Executive Offer Evaluation is the systematic, multi-dimensional assessment of a senior-level employment proposal to determine its alignment with long-term career objectives, total economic value, risk factors, and personal priorities. In job search, it extends far beyond compensation to analyze equity structure, role authority, cultural fit, succession implications, severance protections, and non-compete constraints. For C-suite and functional executives, it functions as a strategic due-diligence process that treats the offer as an investment decision rather than an acceptance opportunity.
At the executive level, accepting the wrong offer can derail a career trajectory for years. A seemingly strong $450,000 package may mask weak equity upside, limited decision rights, or an unstable reporting structure that limits future marketability. Real-world examples abound: executives who joined high-profile startups only to face abrupt board changes, or those who accepted inflated titles without commensurate P&L authority, damaging their next-step credibility. Proper evaluation protects against golden-handcuff scenarios, ensures alignment with family obligations, and preserves optionality in a market where executive tenures average under four years. It directly impacts wealth creation, professional reputation, and personal satisfaction. Seasoned leaders who master this discipline consistently outperform peers in both compensation realized and career velocity.
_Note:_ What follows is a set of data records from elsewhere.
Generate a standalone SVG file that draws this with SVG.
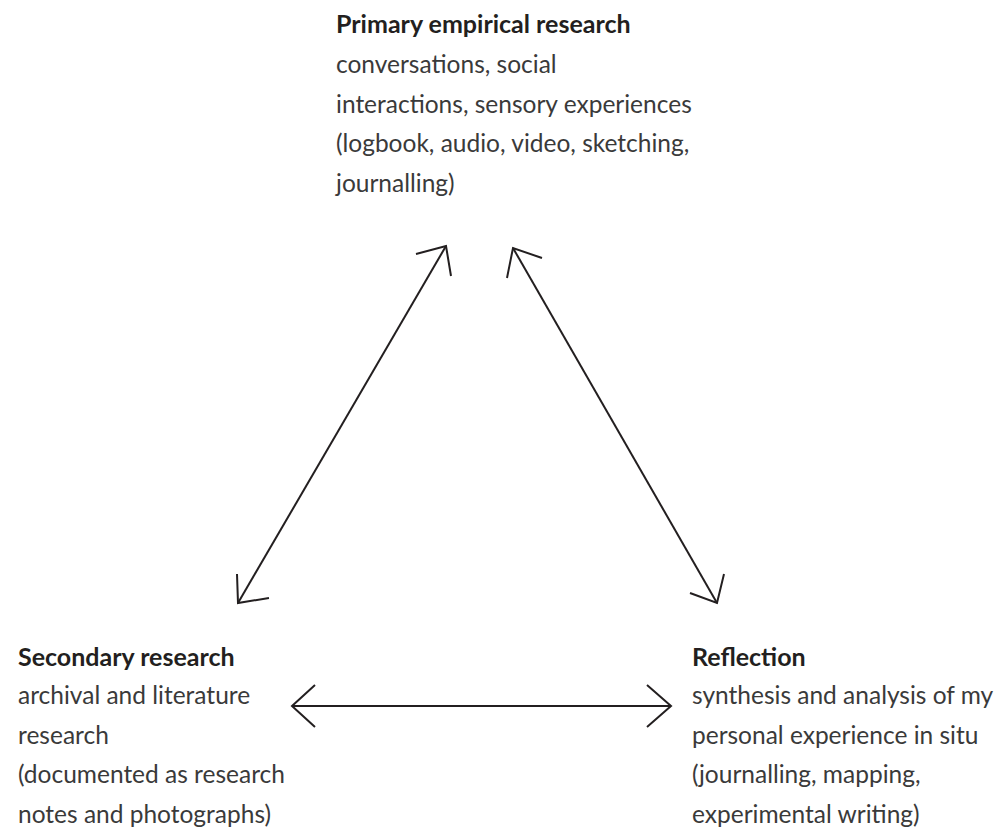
<svg xmlns="http://www.w3.org/2000/svg" width="994" height="839" viewBox="0 0 994 839">
  <style>
    .head { font-family: Lato, "Open Sans", sans-serif; font-weight: bold; font-size: 25px; fill: #231f20; }
    .body { font-family: Lato, "Open Sans", sans-serif; font-size: 24.5px; fill: #3a3a3a; }
    .link { fill: none; stroke: #231f20; stroke-width: 2; stroke-linecap: butt; stroke-linejoin: miter; }
  </style>
  <rect width="994" height="839" fill="#ffffff"/>

  <g id="primary">
    <text class="head" x="336" y="32.5">Primary empirical research</text>
    <text class="body" x="336" y="72.5">conversations, social</text>
    <text class="body" x="336" y="112.5">interactions, sensory experiences</text>
    <text class="body" x="336" y="151.5">(logbook, audio, video, sketching,</text>
    <text class="body" x="336" y="191.5">journalling)</text>
  </g>

  <g id="secondary">
    <text class="head" x="18" y="665.5">Secondary research</text>
    <text class="body" x="18" y="703.5">archival and literature</text>
    <text class="body" x="18" y="743.5">research</text>
    <text class="body" x="18" y="782.5">(documented as research</text>
    <text class="body" x="18" y="822.5">notes and photographs)</text>
  </g>

  <g id="reflection">
    <text class="head" x="692" y="665.5">Reflection</text>
    <text class="body" x="692" y="703.5">synthesis and analysis of my</text>
    <text class="body" x="692" y="743.5">personal experience in situ</text>
    <text class="body" x="692" y="782.5">(journalling, mapping,</text>
    <text class="body" x="692" y="822.5">experimental writing)</text>
  </g>

  <g id="connectors">
    <!-- primary ↔ secondary -->
    <line class="link" x1="446" y1="246" x2="238" y2="603"/>
    <polyline class="link" points="416,254 446,246 451,276"/>
    <polyline class="link" points="237,574 238,603 269,598"/>
    <!-- primary ↔ reflection -->
    <line class="link" x1="513" y1="248" x2="717" y2="603"/>
    <polyline class="link" points="542,258 513,248 507,278"/>
    <polyline class="link" points="690,593 717,603 724,574"/>
    <!-- secondary ↔ reflection -->
    <line class="link" x1="292" y1="706" x2="671" y2="706"/>
    <polyline class="link" points="315,685 292,706 315,727"/>
    <polyline class="link" points="647,685 671,706 647,727"/>
  </g>
</svg>
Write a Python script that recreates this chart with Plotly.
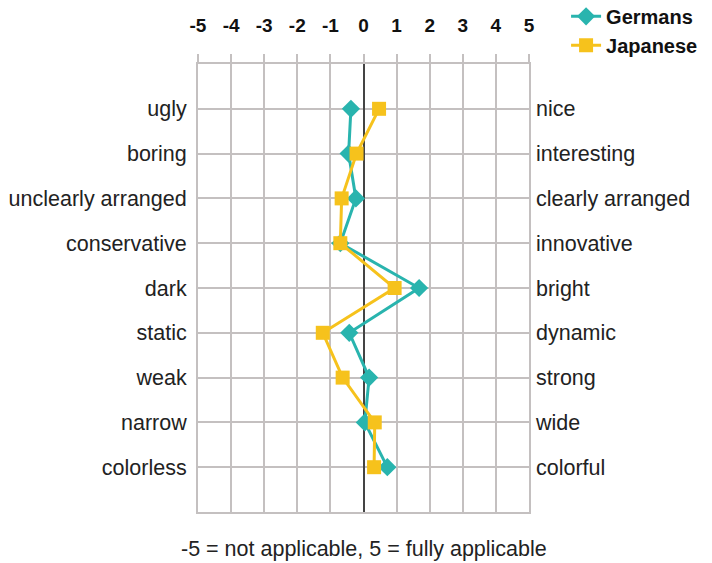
import plotly.graph_objects as go

left_labels = ["ugly", "boring", "unclearly arranged", "conservative", "dark",
               "static", "weak", "narrow", "colorless"]
right_labels = ["nice", "interesting", "clearly arranged", "innovative", "bright",
                "dynamic", "strong", "wide", "colorful"]
germans = [-0.38, -0.45, -0.23, -0.7, 1.68, -0.43, 0.17, 0.04, 0.72]
japanese = [0.47, -0.21, -0.66, -0.7, 0.94, -1.23, -0.63, 0.34, 0.32]
x_ticks = [-5, -4, -3, -2, -1, 0, 1, 2, 3, 4, 5]

pos = list(range(1, len(left_labels) + 1))
tickvals = list(range(0, len(left_labels) + 2))

TEAL = "#29b4ae"
YELLOW = "#f6c21c"
GRID = "#c4c0c0"
FONT = "Liberation Sans, Arial, sans-serif"

fig = go.Figure()
fig.add_trace(go.Scatter(
    x=germans, y=pos, name="<b>Germans</b>", mode="lines+markers",
    line=dict(color=TEAL, width=3),
    marker=dict(symbol="diamond", size=14, color=TEAL),
))
fig.add_trace(go.Scatter(
    x=japanese, y=pos, name="<b>Japanese</b>", mode="lines+markers",
    line=dict(color=YELLOW, width=3),
    marker=dict(symbol="square", size=14, color=YELLOW),
))
# invisible trace to anchor the right-hand axis
fig.add_trace(go.Scatter(x=[0], y=[1], yaxis="y2", showlegend=False,
                         mode="markers", marker=dict(opacity=0), hoverinfo="skip"))

fig.update_layout(
    width=712, height=563,
    margin=dict(l=198, r=183, t=64, b=51, autoexpand=False),
    paper_bgcolor="white", plot_bgcolor="white",
    font=dict(family=FONT, size=21.5, color="#222"),
    xaxis=dict(
        side="top", range=[-5, 5], tickvals=x_ticks,
        ticktext=[f"<b>{v}</b>" for v in x_ticks],
        tickfont=dict(size=19, color="#111"),
        showgrid=True, gridcolor=GRID, gridwidth=2,
        zeroline=True, zerolinecolor="#444", zerolinewidth=1.5,
        ticks="outside", ticklen=8, tickcolor=GRID, tickwidth=1.5,
        ticklabelstandoff=14,
        showline=True, linecolor=GRID, linewidth=2, mirror=True,
        automargin=False,
    ),
    yaxis=dict(
        range=[len(left_labels) + 1, 0], tickvals=tickvals,
        ticktext=[""] + left_labels + [""],
        showgrid=True, gridcolor=GRID, gridwidth=2,
        zeroline=False, ticks="",
        showline=True, linecolor=GRID, linewidth=2, mirror=True,
        ticklabelstandoff=5, automargin=False,
    ),
    yaxis2=dict(
        overlaying="y", side="right",
        range=[len(right_labels) + 1, 0], tickvals=tickvals,
        ticktext=[""] + right_labels + [""],
        showgrid=False, zeroline=False, ticks="", showline=False,
        ticklabelstandoff=6, automargin=False,
    ),
    legend=dict(
        x=1.112, y=1.15, xanchor="left", yanchor="top",
        font=dict(size=20, color="#111", family=FONT),
        itemwidth=30, tracegroupgap=0, bgcolor="rgba(0,0,0,0)",
    ),
    annotations=[dict(
        text="-5 = not applicable, 5 = fully applicable",
        xref="paper", yref="paper", x=0.5, y=-0.083,
        xanchor="center", yanchor="middle", showarrow=False,
        font=dict(size=21.5, color="#222"),
    )],
)

fig.write_html("out.html", config={"displayModeBar": False},
               post_script="document.body.style.margin='0px';")
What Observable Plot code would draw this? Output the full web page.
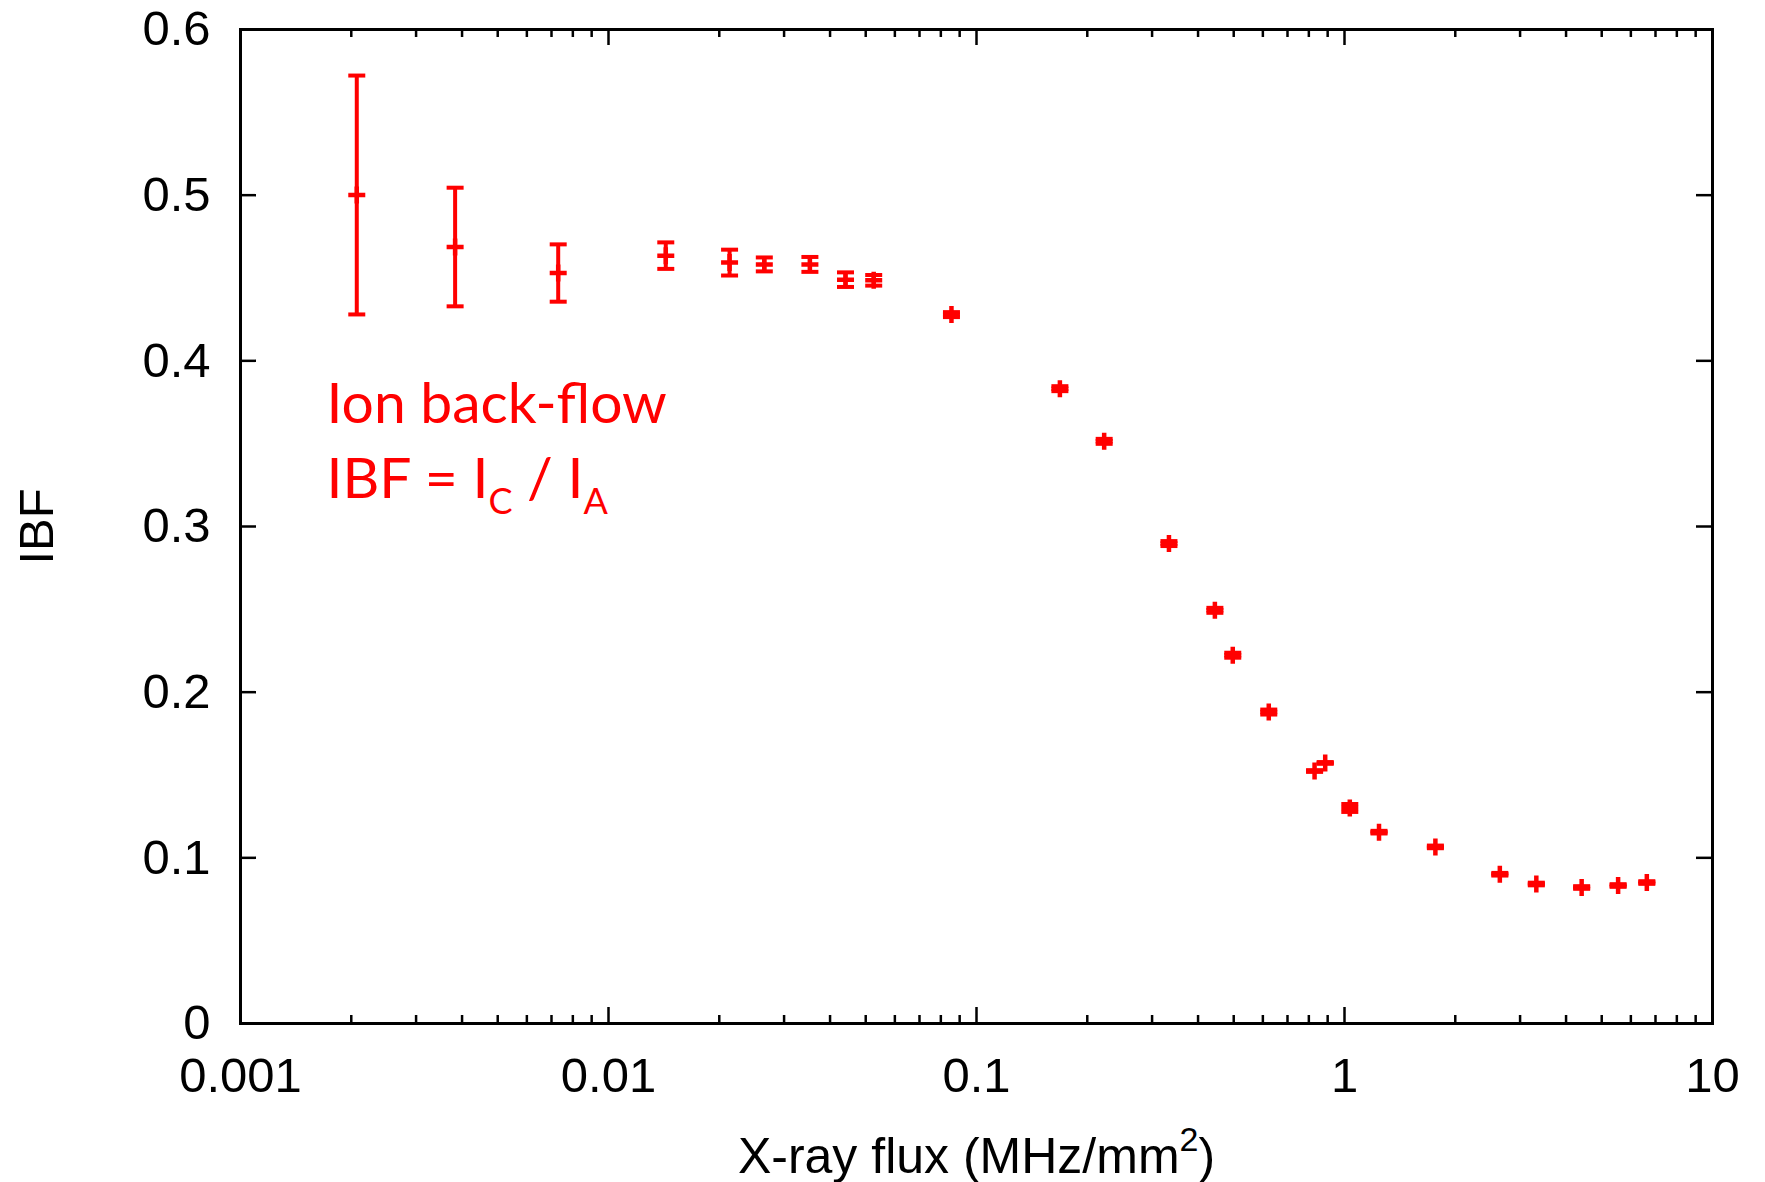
<!DOCTYPE html>
<html>
<head>
<meta charset="utf-8">
<script src="https://cdn.jsdelivr.net/npm/d3@7"></script>
<script src="https://cdn.jsdelivr.net/npm/@observablehq/plot@0.6"></script>
<style>
html, body { margin: 0; padding: 0; background: #fff; overflow: hidden; }
</style>
</head>
<body>
<div id="chart"></div>
<script>
// ---- Data ----
const flux = [0.00207, 0.00383, 0.00730, 0.01431, 0.02133, 0.02651, 0.03526, 0.04406, 0.05256,
  0.0855, 0.1685, 0.2223, 0.3334, 0.4444, 0.4970, 0.6226, 0.8292, 0.8863, 1.0337, 1.241,
  1.766, 2.643, 3.321, 4.41, 5.54, 6.63];
const ibf = [0.5001, 0.4687, 0.4530, 0.4635, 0.4593, 0.4582, 0.4582, 0.4490, 0.4486,
  0.4279, 0.3832, 0.3514, 0.2897, 0.2494, 0.2223, 0.1880, 0.1524, 0.1573, 0.1301, 0.1155,
  0.1066, 0.0901, 0.0842, 0.0821, 0.0833, 0.0851];
const ibfErr = [0.0721, 0.0358, 0.0173, 0.0080, 0.0078, 0.0042, 0.0045, 0.0044, 0.0032,
  0.0015, 0.0015, 0.0015, 0.0015, 0.0015, 0.0015, 0.0015, 0.0005, 0.0005, 0.0024, 0.0008,
  0.0008, 0.0008, 0.0008, 0.0008, 0.0008, 0.0008];

// ---- Axes ----
const xMajorTicks = [0.001, 0.01, 0.1, 1, 10];
const xTickLabels = ["0.001", "0.01", "0.1", "1", "10"];
const xMinorTicks = [0.002, 0.003, 0.004, 0.005, 0.006, 0.007, 0.008, 0.009,
  0.02, 0.03, 0.04, 0.05, 0.06, 0.07, 0.08, 0.09,
  0.2, 0.3, 0.4, 0.5, 0.6, 0.7, 0.8, 0.9,
  2, 3, 4, 5, 6, 7, 8, 9];
const yTicks = [0, 0.1, 0.2, 0.3, 0.4, 0.5, 0.6];
const yTickLabels = ["0", "0.1", "0.2", "0.3", "0.4", "0.5", "0.6"];
const xLabelSegments = ["X-ray flux (MHz/mm", "2", ")"];
const yLabel = "IBF";

// ---- Annotation ----
const noteLine1 = "Ion back-flow";
const noteLine2Segments = ["IBF = I", "C", " / I", "A"];
const noteX = 0.001713;
const noteY = [0.3627, 0.3171];

// ---- Layout ----
const W = 1765, H = 1182;
const mL = 240, mR = 53, mT = 29, mB = 159;
const fw = W - mL - mR, fh = H - mT - mB;
const RED = "#ff0000";
const majorLen = 16, minorLen = 8;

const points = flux.map((x, i) => ({x, y: ibf[i], lo: ibf[i] - ibfErr[i], hi: ibf[i] + ibfErr[i]}));

const capSymbol = {
  draw(ctx, size) {
    const r = Math.sqrt(size / Math.PI);
    ctx.moveTo(-r, 0);
    ctx.lineTo(r, 0);
  }
};
const plusSymbol = {
  draw(ctx, size) {
    const r = Math.sqrt(size / Math.PI);
    ctx.moveTo(-r, 0);
    ctx.lineTo(r, 0);
    ctx.moveTo(0, -r);
    ctx.lineTo(0, r);
  }
};

const xLabelPlain = xLabelSegments.join("");
const note2Plain = noteLine2Segments.join("");

const plot = Plot.plot({
  width: W,
  height: H,
  marginLeft: mL,
  marginRight: mR,
  marginTop: mT,
  marginBottom: mB,
  style: {background: "white", fontFamily: "'Liberation Sans', Arial, sans-serif", fontSize: "49px", color: "black"},
  x: {type: "log", domain: [0.001, 10]},
  y: {domain: [0, 0.6]},
  marks: [
    // inward ticks: y left/right
    Plot.ruleY(yTicks, {y: d => d, insetRight: fw - majorLen, stroke: "black", strokeWidth: 2.5}),
    Plot.ruleY(yTicks, {y: d => d, insetLeft: fw - majorLen, stroke: "black", strokeWidth: 2.5}),
    // x bottom/top majors
    Plot.ruleX(xMajorTicks, {x: d => d, insetTop: fh - majorLen, stroke: "black", strokeWidth: 2.5}),
    Plot.ruleX(xMajorTicks, {x: d => d, insetBottom: fh - majorLen, stroke: "black", strokeWidth: 2.5}),
    // x bottom/top minors
    Plot.ruleX(xMinorTicks, {x: d => d, insetTop: fh - minorLen, stroke: "black", strokeWidth: 2.5}),
    Plot.ruleX(xMinorTicks, {x: d => d, insetBottom: fh - minorLen, stroke: "black", strokeWidth: 2.5}),
    Plot.frame({stroke: "black", strokeWidth: 3}),
    Plot.axisX(xMajorTicks, {tickSize: 0, tickPadding: 34, label: null,
      tickFormat: d => xTickLabels[xMajorTicks.indexOf(d)]}),
    Plot.axisY(yTicks, {tickSize: 0, tickPadding: 30, label: null,
      tickFormat: d => yTickLabels[yTicks.indexOf(d)]}),
    // axis titles
    Plot.text([xLabelPlain], {frameAnchor: "bottom", text: d => d, lineAnchor: "bottom", dy: 149, fontSize: 50}),
    Plot.text([yLabel], {frameAnchor: "left", text: d => d, rotate: -90, textAnchor: "middle", lineAnchor: "bottom", dx: -188, fontSize: 49}),
    // error bars
    Plot.ruleX(points, {x: "x", y1: "lo", y2: "hi", stroke: RED, strokeWidth: 4}),
    Plot.dot(points, {x: "x", y: "hi", symbol: capSymbol, r: 8.5, stroke: RED, fill: "none", strokeWidth: 4}),
    Plot.dot(points, {x: "x", y: "lo", symbol: capSymbol, r: 8.5, stroke: RED, fill: "none", strokeWidth: 4}),
    // markers
    Plot.dot(points, {x: "x", y: "y", symbol: plusSymbol, r: 8.5, stroke: RED, fill: "none", strokeWidth: 4.5}),
    // annotation
    Plot.text([noteLine1], {x: () => noteX, y: () => noteY[0], text: d => d, textAnchor: "start", lineAnchor: "bottom",
      fill: RED, fontSize: 57, fontFamily: "Lato, 'Open Sans', sans-serif"}),
    Plot.text([note2Plain], {x: () => noteX, y: () => noteY[1], text: d => d, textAnchor: "start", lineAnchor: "bottom",
      fill: RED, fontSize: 57, fontFamily: "Lato, 'Open Sans', sans-serif"})
  ]
});

function richText(svg, plain, segments, kinds, smallSize, shiftAmt) {
  const NS = "http://www.w3.org/2000/svg";
  for (const t of svg.querySelectorAll("text")) {
    if (t.textContent === plain) {
      while (t.firstChild) t.removeChild(t.firstChild);
      let cur = 0;
      segments.forEach((s, i) => {
        const ts = document.createElementNS(NS, "tspan");
        const k = kinds[i];
        const target = k === "sub" ? shiftAmt : k === "sup" ? -shiftAmt : 0;
        if (target !== cur) ts.setAttribute("dy", target - cur);
        cur = target;
        if (k !== "base") ts.setAttribute("font-size", smallSize);
        ts.textContent = s;
        t.appendChild(ts);
      });
    }
  }
}

richText(plot, xLabelPlain, xLabelSegments, ["base", "sup", "base"], 34, 22);
richText(plot, note2Plain, noteLine2Segments, ["base", "sub", "base", "sub"], 36, 16);

document.getElementById("chart").appendChild(plot);
</script>
</body>
</html>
Most executives focus excessively on base salary and bonus while ignoring equity vesting cliffs, change-of-control provisions, and post-employment restrictions. They accept verbal assurances instead of written terms and fail to model multiple scenarios, such as early termination or IPO outcomes. Another frequent error is evaluating the offer in isolation rather than against current role retention, counter-offers, or alternative opportunities. Many underestimate cultural and political risks visible only through reference calls or subtle wording in the offer letter. Misjudging personal readiness for relocation or reporting to a younger, less experienced CEO often surfaces only after resignation.
Use a structured framework with four pillars: Economic Value, Role Authority, Risk Profile, and Life Fit. Create a weighted scorecard assigning percentages to each pillar based on personal priorities. For Economic Value, build a three-year cash and equity model using Monte Carlo scenarios for stock performance. Scrutinize the offer letter for precise language on title, reporting line, decision rights, and severance (targeting at least 12 months). Conduct back-channel references with former direct reports and peers. Prepare a clarification script: “To ensure mutual understanding, I’d like to confirm the expected decision rights over the capital budget and talent decisions.” Compare the offer against a retention package from your current employer. Finally, sleep on the decision for 48 hours after final terms arrive.
From The Interview is Not About You, the most powerful insight is that the offer itself reveals far more about the company’s respect for executive talent than any interview ever could. Top performers treat offer negotiations as the first real test of partnership. Accepting suboptimal terms signals low self-value and sets a precedent that weakens future influence. The counterintuitive truth: the strongest candidates often walk away from good offers to pursue great ones, preserving the market power that drove the offer in the first place.